Saturday, January 10, 2015

Petty Island - The 2015 Better Philadelphia Competition

                During the fall of 2014 I joined a team to compete in The 2014 Better Philadelphia Design Competition.  The completion was hosted by the Philadelphia Center for Architecture and founded in 2006 in memory of Ed Bacon.  The subject of this year’s competition was a reimagining of the future of  Petty Island and the neighboring Philadelphia coastline to the north.  (See below for a map of the official boundaries.)  The competition called for the following elements to be included in design proposals: Site Programming, Climate Change, Transportation & Access, and Environmental Sustainability.

Above: The official site design boundaries.  The north side of the shoreline falls within Philadelphia and the southern site of Petty Island closely borders Camden, NJ. (Map from official contest webpage.)

Petty Island is a small land mass just north of the Camden on the Delaware River. It is thought to be the place where Captain Blackbeard docked when visiting Philadelphia.  It served as a haven of scum and villainy outside of the privy of the Quaker ruled city and hosted unsavory activities such as gambling, dueling, and slave trade during the 18th century.  The City Paper had a pretty fascinating cover article in 2010 about the history of the island which can be found here.
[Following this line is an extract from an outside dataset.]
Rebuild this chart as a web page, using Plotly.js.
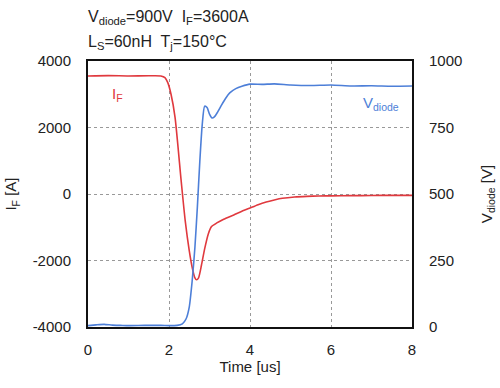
<!DOCTYPE html>
<html>
<head>
<meta charset="utf-8">
<script src="https://cdn.plot.ly/plotly-3.0.1.min.js"></script>
<style>html,body{margin:0;padding:0;background:#fff;}#chart{width:500px;height:388px;}</style>
</head>
<body>
<div id="chart"></div>
<script>
// Forward current I_F [A] vs time [us]
const tIF = [0, 0.5, 1.0, 1.5, 1.8, 1.9, 1.97, 2.05, 2.15, 2.3, 2.4, 2.5, 2.58, 2.64, 2.68, 2.73, 2.8, 2.88, 2.97, 3.05, 3.18, 3.35, 3.6, 3.8, 4.0, 4.2, 4.4, 4.6, 4.8, 5.1, 5.4, 5.7, 6.0, 6.5, 7.0, 7.5, 8.0];
const iF  = [3550, 3560, 3550, 3555, 3550, 3500, 3350, 3000, 2300, 400, -800, -1700, -2250, -2520, -2580, -2520, -2150, -1650, -1200, -980, -870, -760, -630, -520, -420, -320, -240, -180, -130, -90, -70, -60, -55, -50, -45, -40, -40];
// Diode voltage V_diode [V] vs time [us]
const tV = [0, 0.2, 0.4, 0.6, 0.8, 1.0, 1.4, 1.8, 2.0, 2.2, 2.33, 2.42, 2.5, 2.57, 2.64, 2.7, 2.76, 2.82, 2.88, 2.94, 3.0, 3.06, 3.12, 3.2, 3.3, 3.4, 3.5, 3.65, 3.8, 4.0, 4.3, 4.6, 5.0, 5.5, 6.0, 6.5, 7.0, 7.5, 8.0];
const vD = [5, 8, 10, 7, 6, 5, 6, 6, 5, 6, 12, 30, 75, 170, 300, 450, 620, 760, 830, 825, 800, 786, 790, 808, 835, 860, 880, 896, 905, 913, 912, 914, 910, 908, 910, 906, 907, 905, 906];
const xTicks = [0, 2, 4, 6, 8];
const yTicks = [-4000, -2000, 0, 2000, 4000];
const y2Ticks = [0, 250, 500, 750, 1000];

const font = {family: 'Liberation Sans, Arial, sans-serif', size: 15, color: '#222'};

const traces = [
  {x: tIF, y: iF, type: 'scatter', mode: 'lines', line: {color: '#e0393e', width: 1.6, shape: 'spline', smoothing: 0.6}, yaxis: 'y', hoverinfo: 'skip'},
  {x: tV, y: vD, type: 'scatter', mode: 'lines', line: {color: '#4d7fd8', width: 1.6, shape: 'spline', smoothing: 0.6}, yaxis: 'y2', hoverinfo: 'skip'}
];

const layout = {
  width: 500, height: 388,
  margin: {l: 88, r: 88, t: 61, b: 61},
  paper_bgcolor: '#fff', plot_bgcolor: '#fff',
  showlegend: false,
  font: font,
  xaxis: {
    range: [0, 8], tickvals: xTicks, ticktext: xTicks.map(String),
    showgrid: true, gridcolor: '#999', griddash: 'dot', gridwidth: 1,
    showline: true, linecolor: '#111', linewidth: 2, mirror: true,
    zeroline: false, ticks: '', ticklabelstandoff: 8,
    title: {text: 'Time [us]', font: font, standoff: 4},
    tickfont: font
  },
  yaxis: {
    range: [-4000, 4000], tickvals: yTicks, ticktext: yTicks.map(String),
    showgrid: true, gridcolor: '#999', griddash: 'dot', gridwidth: 1,
    showline: true, linecolor: '#111', linewidth: 2, mirror: false,
    zeroline: false, ticks: '', ticklabelstandoff: 12,
    title: {text: 'I<sub>F</sub> [A]', font: font, standoff: 12},
    tickfont: font
  },
  yaxis2: {
    range: [0, 1000], tickvals: y2Ticks, ticktext: y2Ticks.map(String),
    overlaying: 'y', side: 'right', showgrid: false,
    showline: true, linecolor: '#111', linewidth: 2,
    zeroline: false, ticks: '', ticklabelstandoff: 12,
    title: {text: 'V<sub>diode</sub> [V]', font: font, standoff: 20},
    tickfont: font
  },
  annotations: [
    {xref: 'paper', yref: 'paper', x: -0.005, y: 1.165, xanchor: 'left', yanchor: 'middle', showarrow: false,
     text: 'V<sub>diode</sub>=900V  I<sub>F</sub>=3600A', font: {family: font.family, size: 16, color: '#222'}},
    {xref: 'paper', yref: 'paper', x: -0.005, y: 1.071, xanchor: 'left', yanchor: 'middle', showarrow: false,
     text: 'L<sub>S</sub>=60nH  T<sub>j</sub>=150°C', font: {family: font.family, size: 16, color: '#222'}},
    {xref: 'x', yref: 'y', x: 0.55, y: 3000, xanchor: 'left', yanchor: 'middle', showarrow: false,
     text: 'I<sub>F</sub>', font: {family: font.family, size: 15, color: '#e0393e'}},
    {xref: 'x', yref: 'y2', x: 6.75, y: 840, xanchor: 'left', yanchor: 'middle', showarrow: false,
     text: 'V<sub>diode</sub>', font: {family: font.family, size: 15, color: '#4d7fd8'}}
  ]
};

Plotly.newPlot('chart', traces, layout, {staticPlot: true, displayModeBar: false});
</script>
</body>
</html>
As the 20th century progressed it eventually came into the ownership of CITGO, and correspondingly Hugo Chavez and was used for fuel storage.  However, in the last couple of decades, the Venezuelan government has been looking to turn over the land on the condition that an environmental element be included in future plans.
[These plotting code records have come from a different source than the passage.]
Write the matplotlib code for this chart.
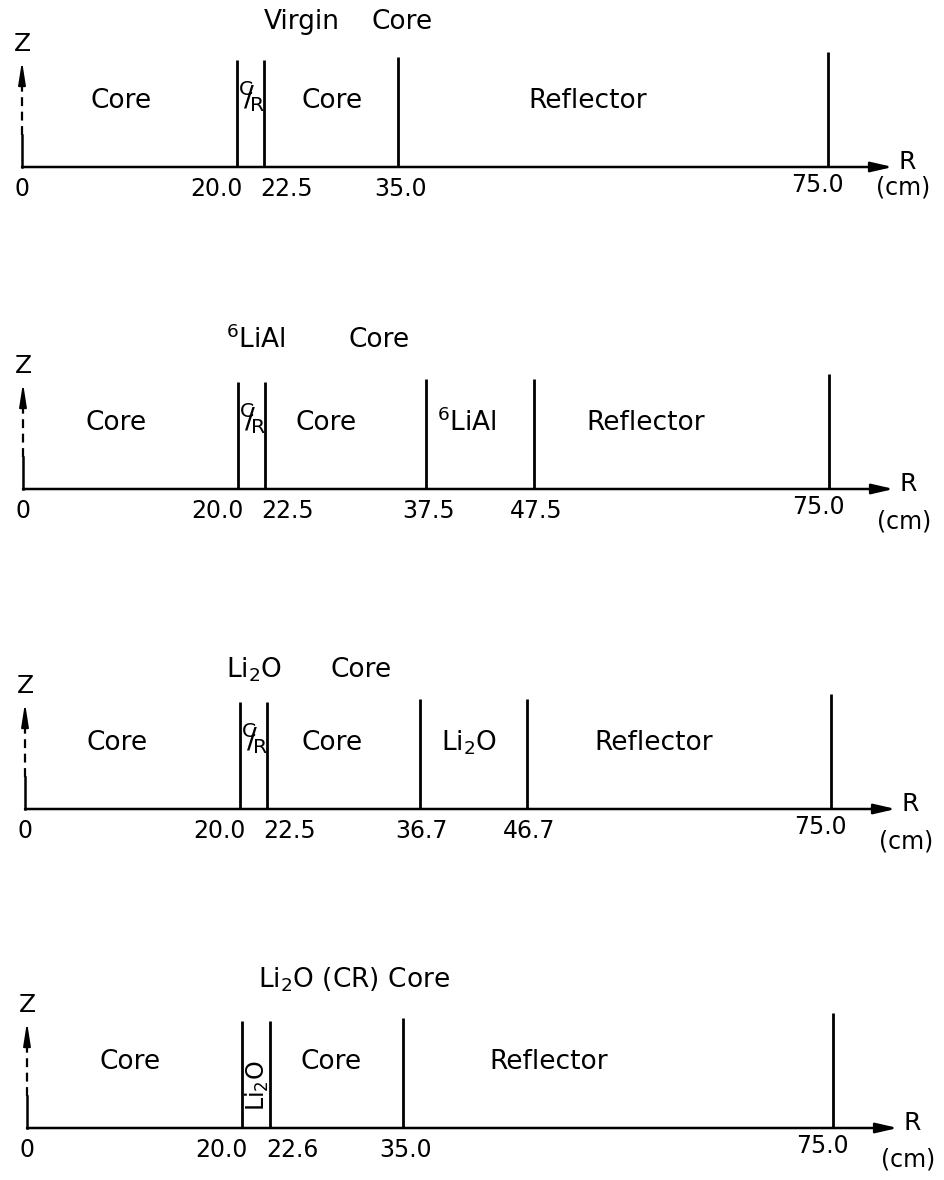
import matplotlib.pyplot as plt

# radial boundaries (cm) of the four configurations
bounds_virgin = [20.0, 22.5, 35.0, 75.0]
bounds_lial = [20.0, 22.5, 37.5, 47.5, 75.0]
bounds_li2o = [20.0, 22.5, 36.7, 46.7, 75.0]
bounds_li2o_cr = [20.0, 22.6, 35.0, 75.0]

labels_virgin = ['20.0', '22.5', '35.0', '75.0']
labels_lial = ['20.0', '22.5', '37.5', '47.5', '75.0']
labels_li2o = ['20.0', '22.5', '36.7', '46.7', '75.0']
labels_li2o_cr = ['20.0', '22.6', '35.0', '75.0']

# region names: (text, radius of label centre)
regions_virgin = [('Core', 9.2), ('Core', 28.8), ('Reflector', 52.6)]
regions_lial = [('Core', 8.7), ('Core', 28.2), ('$^6$LiAl', 41.3), ('Reflector', 57.9)]
regions_li2o = [('Core', 8.6), ('Core', 28.6), ('Li$_2$O', 41.3), ('Reflector', 58.5)]
regions_li2o_cr = [('Core', 9.6), ('Core', 28.3), ('Reflector', 48.5)]

# headings above each sketch: (text, radius)
heads_virgin = [('Virgin', 26.0), ('Core', 35.4)]
heads_lial = [('$^6$LiAl', 21.7), ('Core', 33.1)]
heads_li2o = [('Li$_2$O', 21.3), ('Core', 31.3)]
heads_li2o_cr = [('Li$_2$O (CR) Core', 30.4)]

W, H = 944, 1180
SCALE = 10.75  # px per cm

panels = [
    (bounds_virgin, labels_virgin, regions_virgin, heads_virgin, 22, 167, 145, 'CR'),
    (bounds_lial, labels_lial, regions_lial, heads_lial, 23, 489, 149, 'CR'),
    (bounds_li2o, labels_li2o, regions_li2o, heads_li2o, 25, 809, 139, 'CR'),
    (bounds_li2o_cr, labels_li2o_cr, regions_li2o_cr, heads_li2o_cr, 27, 1128, 148, 'LI'),
]

fig = plt.figure(figsize=(W / 100, H / 100), dpi=100)
plt.rcParams['font.family'] = 'DejaVu Sans'
plt.rcParams['mathtext.fontset'] = 'dejavusans'

for bounds, labels, regions, heads, x0, axis_y, head_y, gap in panels:
    left = x0 - 2 * SCALE
    ax = fig.add_axes([left / W, 1 - (axis_y + 50) / H, 84 * SCALE / W, 205 / H])
    ax.set_xlim(-2, 82)
    ax.set_ylim(-50, 155)
    ax.axis('off')

    # R axis with arrow
    ax.annotate('', xy=(81, 0), xytext=(0, 0),
                arrowprops=dict(arrowstyle='-|>,head_length=1.3,head_width=0.3',
                                lw=1.8, color='k', shrinkA=0, shrinkB=0))
    ax.text(82.3, 5, 'R', fontsize=18, ha='center', va='center')

    # Z axis, solid at the foot then dashed, with arrow head
    ax.plot([0, 0], [0, 32], color='k', lw=1.8)
    ax.plot([0, 0], [32, 92], color='k', lw=1.6, ls=(0, (4, 2.5)))
    ax.annotate('', xy=(0, 106), xytext=(0, 90),
                arrowprops=dict(arrowstyle='-|>,head_length=1.4,head_width=0.22',
                                lw=1.3, color='k', shrinkA=0, shrinkB=0))
    ax.text(0, 123, 'Z', fontsize=18, ha='center', va='center')

    # boundary lines
    n = len(bounds)
    for i, b in enumerate(bounds):
        h = 107 if i < 2 else 110
        if i == n - 1:
            h = 115
        ax.plot([b, b], [0, h], color='k', lw=2.0, solid_capstyle='butt')

    # tick labels
    ax.text(0, -22, '0', fontsize=17, ha='center', va='center')
    for i, (b, lab) in enumerate(zip(bounds, labels)):
        if i == 0:
            ax.text(b + 0.5, -22, lab, fontsize=17, ha='right', va='center')
        elif i == 1:
            ax.text(b - 0.3, -22, lab, fontsize=17, ha='left', va='center')
        elif i == n - 1:
            ax.text(b - 1.0, -18, lab, fontsize=17, ha='center', va='center')
        else:
            ax.text(b + 0.2, -22, lab, fontsize=17, ha='center', va='center')
    ax.text(82.0, -20 if axis_y < 300 else -32, '(cm)', fontsize=17,
            ha='center', va='center')

    # region labels
    for txt, r in regions:
        ax.text(r, 66, txt, fontsize=19, ha='center', va='center')

    # narrow gap label between first two lines
    lo, hi = bounds[0], bounds[1]
    if gap == 'CR':
        ax.text((lo + hi) / 2 + 0.1, 70, r'$^{\mathrm{C}}\!\!/\!_{\mathrm{R}}$',
                fontsize=21, ha='center', va='center')
    else:
        ax.text((lo + hi) / 2 + 0.1, 42, 'Li$_2$O', fontsize=17, ha='center',
                va='center', rotation=90)

    # headings
    for txt, r in heads:
        ax.text(r, head_y, txt, fontsize=19, ha='center', va='center')

fig.savefig('out.png', dpi=100, facecolor='white')
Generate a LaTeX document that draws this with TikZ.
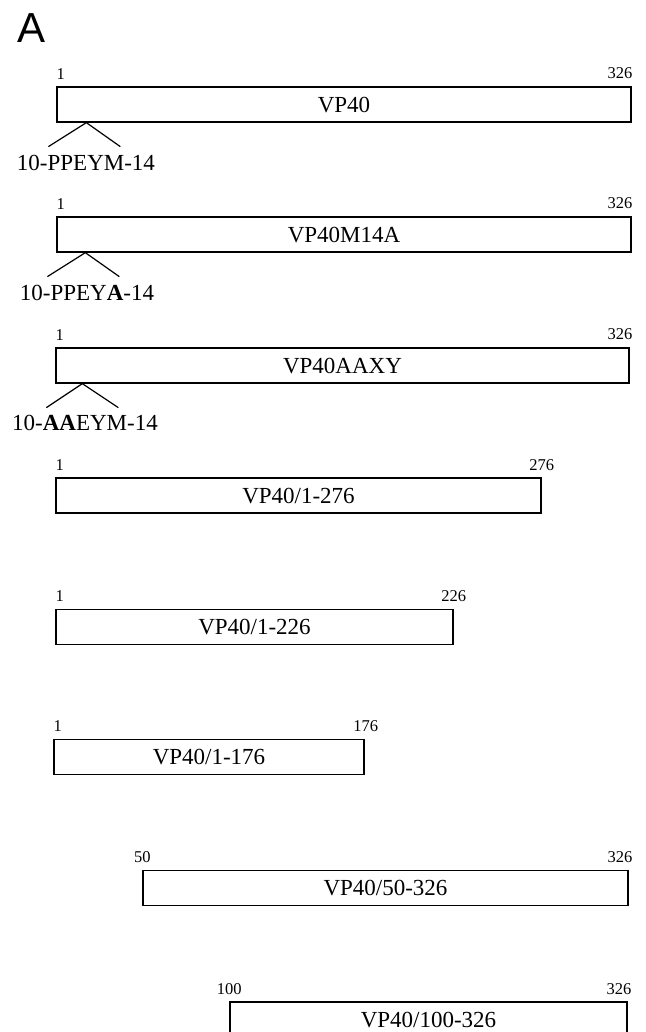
\documentclass[tikz,border=0pt]{standalone}
\usepackage{fontspec}
\setmainfont{Liberation Serif}
\newfontfamily\sansA{Liberation Sans}
\usetikzlibrary{calc}
\begin{document}
\begin{tikzpicture}[x=1pt,y=-1pt,
  cbox/.style={draw, line width=1.3pt, inner sep=0pt, minimum height=35pt,
    text height=15.5pt, text depth=0pt, font=\fontsize{23}{23}\selectfont},
  num/.style={inner sep=0pt, font=\fontsize{16.5}{16.5}\selectfont},
  seq/.style={inner sep=0pt, font=\fontsize{23}{23}\selectfont},
  leg/.style={line width=1.2pt}]
\useasboundingbox (0,0) rectangle (645,1032);
\clip (0,0) rectangle (645,1032);
\node[anchor=base west, inner sep=0pt, font=\sansA\fontsize{42}{42}\selectfont] (lblA) at (17,43) {A};

% boxes
\node[cbox, minimum width=574pt] (b1) at (344,104.5) {VP40};
\node[cbox, minimum width=574pt] (b2) at (344,234.5) {VP40M14A};
\node[cbox, minimum width=573pt] (b3) at (342.5,365.5) {VP40AAXY};
\node[cbox, minimum width=485pt] (b4) at (298.5,495.5) {VP40/1-276};
\node[cbox, minimum width=397pt] (b5) at (254.5,627) {VP40/1-226};
\node[cbox, minimum width=310pt] (b6) at (209,757) {VP40/1-176};
\node[cbox, minimum width=485pt] (b7) at (385.5,888) {VP40/50-326};
\node[cbox, minimum width=397pt] (b8) at (428.5,1019.5) {VP40/100-326};

% residue numbers
\node[num, anchor=base west] (n1l) at ($(b1.north west)+(0,-7)$) {1};
\node[num, anchor=base east] (n1r) at ($(b1.north east)+(1,-8)$) {326};
\node[num, anchor=base west] (n2l) at ($(b2.north west)+(0,-7)$) {1};
\node[num, anchor=base east] (n2r) at ($(b2.north east)+(1,-8)$) {326};
\node[num, anchor=base west] (n3l) at ($(b3.north west)+(0,-7)$) {1};
\node[num, anchor=base east] (n3r) at ($(b3.north east)+(3,-8)$) {326};
\node[num, anchor=base west] (n4l) at ($(b4.north west)+(0,-7)$) {1};
\node[num, anchor=base] (n4r) at ($(b4.north east)+(0,-7)$) {276};
\node[num, anchor=base west] (n5l) at ($(b5.north west)+(0,-7)$) {1};
\node[num, anchor=base] (n5r) at ($(b5.north east)+(0,-7)$) {226};
\node[num, anchor=base west] (n6l) at ($(b6.north west)+(0,-7)$) {1};
\node[num, anchor=base] (n6r) at ($(b6.north east)+(1,-7)$) {176};
\node[num, anchor=base] (n7l) at ($(b7.north west)+(0,-7)$) {50};
\node[num, anchor=base east] (n7r) at ($(b7.north east)+(4,-7)$) {326};
\node[num, anchor=base] (n8l) at ($(b8.north west)+(0,-7)$) {100};
\node[num, anchor=base east] (n8r) at ($(b8.north east)+(4,-7)$) {326};

% motif callouts
\coordinate (a1) at ($(b1.south west)+(30,0)$);
\coordinate (p1) at ($(a1)+(-38,24)$);
\coordinate (q1) at ($(a1)+(34,24)$);
\draw[leg] (p1) -- (a1) -- (q1);
\node[seq, anchor=base] (s1) at (86,171) {10-PPEYM-14};

\coordinate (a2) at ($(b2.south west)+(29,0)$);
\coordinate (p2) at ($(a2)+(-38,24)$);
\coordinate (q2) at ($(a2)+(34,24)$);
\draw[leg] (p2) -- (a2) -- (q2);
\node[seq, anchor=base] (s2) at (87,300) {10-PPEY\textbf{A}-14};

\coordinate (a3) at ($(b3.south west)+(27,0)$);
\coordinate (p3) at ($(a3)+(-36,24)$);
\coordinate (q3) at ($(a3)+(36,24)$);
\draw[leg] (p3) -- (a3) -- (q3);
\node[seq, anchor=base] (s3) at (85,430) {10-\textbf{AA}EYM-14};
\end{tikzpicture}
\end{document}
The island has been a nesting ground for bald eagles have nested on the island. The years of industrial use on the site have left brownfield contaminants and as a result of both of these ecological and industrial factors development of the site is a complicated proposal.  As a group we sought to draw on ecology, and industry as the theme characteristic of the area's future.

Our team featured four urban designers and myself.  My work on the projected focused on creating base maps in GIS as needed to support various aspects of the design process. and also serve as a subject matter expert on the background of the surrounding area, neighborhoods, political history and landscape, and other local aspects of importance. It was a great opportunity as a non-designer to contribute ideas in the process as well.

Below are a series of base maps I created in support of design efforts.

The first of the base maps we needed was a quick map of the buildings or parcels.
(Philadelphia provides data on the actual buildings, while NJ/Camden only provided parcel data.)

A land use map was also needed early on in the process.  Our Camden site focused on conservation and ecology, while the Philadelphia side to the north aimed to create building and transportation development.  The map created was a quick guide intended to accommodate the different needs for each site.

Our designers also wanted to look at the potential flood plains to incorporate into their design.
The map above shows the 100 year floodplain per FEMA.

Finally, we wanted to integrate our site into the existing rail, bike and road transportation infrastructure.  

Petty island holds a couple densely forested areas that have served as bird sanctuaries along the river. We loved the idea of creating 3 different levels of ecological preservation and divided the island into 3 areas:  The concrete paved areas would hold most of our structures and programming, the forested areas serve as protected sites and research areas, and the remaining area served as restoration site for some active use and brownfield remediation.

The Philadelphia side of the boundary in our estimation called for a more dense urban development that incorporated ecological features.  We felt this would be an appropriate way to develop the Philadelphia portion of the design area that connected the nearby neighborhoods with their waterfront by creating critical mass of residence and commercial uses along the shore.

Of the particular features, we thought that buildings on petty island constructed of shipping containers would provide a functional advantage since these could be reconfigured regularly to accommodate different programming uses on the site.  The aesthetic appeal of this type of building material provided a quality that reflected the industrial past of the island.  The island could house university ecology programs, research and active efforts for remediation.

The Delaware River also happens to be undergoing dredging activities at this time and we discovered from advising with an ecological expert that the dredge spoils could be used to cap contaminants in the soil.  We therefore planned to focus on using this approach to remediate the northeastern shore of the island.  Other activities incorporated into the site included a bike path and boardwalk along the perimeter, and a pedestrian bridge that connected the site into the greater context of Camden's bike and rail network.  We discussed creative reuse of the storage tanks as a possible graffiti park that could open up the site for a broader array of visitors and artists.

Below is a copy of the final board we submitted to the judges.  The board itself was very large so the original file was condensed to allow it to display here without issues.

The top half illustrates the broad design and develop concepts that we held for the sites.

The bottom half of the board  illustrates (from left to right) our concept of ecological preservation and a nod to the industrial past of the area. Second it shows the remediation plan which included leveraging dredging activity and the creation of wetlands within the flood plain.  Finally we envisioned a research site and programming space within a network of buildings that could be reconfigured based on use.